Problem details. Provide the data again in its entirety, exactly as given.

□ □ □

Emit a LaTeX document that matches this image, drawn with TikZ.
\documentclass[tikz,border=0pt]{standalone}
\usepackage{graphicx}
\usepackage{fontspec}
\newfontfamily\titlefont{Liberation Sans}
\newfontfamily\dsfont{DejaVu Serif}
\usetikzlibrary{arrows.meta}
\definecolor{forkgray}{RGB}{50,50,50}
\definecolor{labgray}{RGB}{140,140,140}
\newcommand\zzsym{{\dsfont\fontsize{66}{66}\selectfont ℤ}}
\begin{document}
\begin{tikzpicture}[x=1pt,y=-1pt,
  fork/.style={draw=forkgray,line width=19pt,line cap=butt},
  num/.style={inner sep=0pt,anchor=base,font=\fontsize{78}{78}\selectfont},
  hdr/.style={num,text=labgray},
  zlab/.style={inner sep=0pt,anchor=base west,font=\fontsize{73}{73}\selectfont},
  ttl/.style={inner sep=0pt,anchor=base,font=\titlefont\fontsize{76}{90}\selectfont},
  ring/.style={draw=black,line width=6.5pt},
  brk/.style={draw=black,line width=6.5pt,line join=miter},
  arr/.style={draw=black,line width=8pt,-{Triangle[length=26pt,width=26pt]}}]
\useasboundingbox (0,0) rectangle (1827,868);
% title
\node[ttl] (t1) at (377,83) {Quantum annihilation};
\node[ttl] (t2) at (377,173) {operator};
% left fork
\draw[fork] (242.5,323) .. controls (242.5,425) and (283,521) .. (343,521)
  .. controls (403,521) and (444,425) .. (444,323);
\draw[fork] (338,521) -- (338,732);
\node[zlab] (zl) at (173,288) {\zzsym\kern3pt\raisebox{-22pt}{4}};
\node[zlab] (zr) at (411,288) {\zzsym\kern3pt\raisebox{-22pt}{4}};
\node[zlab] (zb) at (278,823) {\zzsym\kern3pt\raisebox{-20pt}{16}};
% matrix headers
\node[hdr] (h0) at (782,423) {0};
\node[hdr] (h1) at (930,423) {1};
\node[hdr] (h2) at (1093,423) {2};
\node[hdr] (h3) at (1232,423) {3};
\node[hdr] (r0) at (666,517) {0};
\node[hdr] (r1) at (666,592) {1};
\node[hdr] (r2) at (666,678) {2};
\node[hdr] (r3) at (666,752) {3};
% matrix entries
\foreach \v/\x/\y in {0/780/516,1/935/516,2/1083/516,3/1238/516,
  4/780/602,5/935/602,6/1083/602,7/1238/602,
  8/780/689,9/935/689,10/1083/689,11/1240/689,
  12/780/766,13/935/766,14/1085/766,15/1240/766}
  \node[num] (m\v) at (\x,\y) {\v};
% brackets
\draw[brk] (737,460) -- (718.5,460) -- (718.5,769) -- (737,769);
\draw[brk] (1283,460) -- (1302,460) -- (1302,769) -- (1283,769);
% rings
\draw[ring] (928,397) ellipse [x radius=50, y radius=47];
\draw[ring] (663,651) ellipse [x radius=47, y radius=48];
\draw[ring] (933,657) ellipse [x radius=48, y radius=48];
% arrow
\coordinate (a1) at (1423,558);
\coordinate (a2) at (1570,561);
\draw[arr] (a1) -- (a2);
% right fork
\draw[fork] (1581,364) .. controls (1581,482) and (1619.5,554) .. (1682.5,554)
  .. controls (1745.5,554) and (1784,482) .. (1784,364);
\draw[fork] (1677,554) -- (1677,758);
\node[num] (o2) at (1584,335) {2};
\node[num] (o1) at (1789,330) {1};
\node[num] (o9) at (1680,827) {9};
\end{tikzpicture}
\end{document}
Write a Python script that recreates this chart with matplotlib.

□ □ □

Result below.
Emit a LaTeX document that matches this image, drawn with TikZ.
\documentclass[tikz,border=0pt]{standalone}
\usepackage{graphicx}
\usepackage{fontspec}
\newfontfamily\titlefont{Liberation Sans}
\newfontfamily\dsfont{DejaVu Serif}
\usetikzlibrary{arrows.meta}
\definecolor{forkgray}{RGB}{50,50,50}
\definecolor{labgray}{RGB}{140,140,140}
\newcommand\zzsym{{\dsfont\fontsize{66}{66}\selectfont ℤ}}
\begin{document}
\begin{tikzpicture}[x=1pt,y=-1pt,
  fork/.style={draw=forkgray,line width=19pt,line cap=butt},
  num/.style={inner sep=0pt,anchor=base,font=\fontsize{78}{78}\selectfont},
  hdr/.style={num,text=labgray},
  zlab/.style={inner sep=0pt,anchor=base west,font=\fontsize{73}{73}\selectfont},
  ttl/.style={inner sep=0pt,anchor=base,font=\titlefont\fontsize{76}{90}\selectfont},
  ring/.style={draw=black,line width=6.5pt},
  brk/.style={draw=black,line width=6.5pt,line join=miter},
  arr/.style={draw=black,line width=8pt,-{Triangle[length=26pt,width=26pt]}}]
\useasboundingbox (0,0) rectangle (1827,868);
% title
\node[ttl] (t1) at (377,83) {Quantum annihilation};
\node[ttl] (t2) at (377,173) {operator};
% left fork
\draw[fork] (242.5,323) .. controls (242.5,425) and (283,521) .. (343,521)
  .. controls (403,521) and (444,425) .. (444,323);
\draw[fork] (338,521) -- (338,732);
\node[zlab] (zl) at (173,288) {\zzsym\kern3pt\raisebox{-22pt}{4}};
\node[zlab] (zr) at (411,288) {\zzsym\kern3pt\raisebox{-22pt}{4}};
\node[zlab] (zb) at (278,823) {\zzsym\kern3pt\raisebox{-20pt}{16}};
% matrix headers
\node[hdr] (h0) at (782,423) {0};
\node[hdr] (h1) at (930,423) {1};
\node[hdr] (h2) at (1093,423) {2};
\node[hdr] (h3) at (1232,423) {3};
\node[hdr] (r0) at (666,517) {0};
\node[hdr] (r1) at (666,592) {1};
\node[hdr] (r2) at (666,678) {2};
\node[hdr] (r3) at (666,752) {3};
% matrix entries
\foreach \v/\x/\y in {0/780/516,1/935/516,2/1083/516,3/1238/516,
  4/780/602,5/935/602,6/1083/602,7/1238/602,
  8/780/689,9/935/689,10/1083/689,11/1240/689,
  12/780/766,13/935/766,14/1085/766,15/1240/766}
  \node[num] (m\v) at (\x,\y) {\v};
% brackets
\draw[brk] (737,460) -- (718.5,460) -- (718.5,769) -- (737,769);
\draw[brk] (1283,460) -- (1302,460) -- (1302,769) -- (1283,769);
% rings
\draw[ring] (928,397) ellipse [x radius=50, y radius=47];
\draw[ring] (663,651) ellipse [x radius=47, y radius=48];
\draw[ring] (933,657) ellipse [x radius=48, y radius=48];
% arrow
\coordinate (a1) at (1423,558);
\coordinate (a2) at (1570,561);
\draw[arr] (a1) -- (a2);
% right fork
\draw[fork] (1581,364) .. controls (1581,482) and (1619.5,554) .. (1682.5,554)
  .. controls (1745.5,554) and (1784,482) .. (1784,364);
\draw[fork] (1677,554) -- (1677,758);
\node[num] (o2) at (1584,335) {2};
\node[num] (o1) at (1789,330) {1};
\node[num] (o9) at (1680,827) {9};
\end{tikzpicture}
\end{document}
Write a Python script that recreates this chart with matplotlib.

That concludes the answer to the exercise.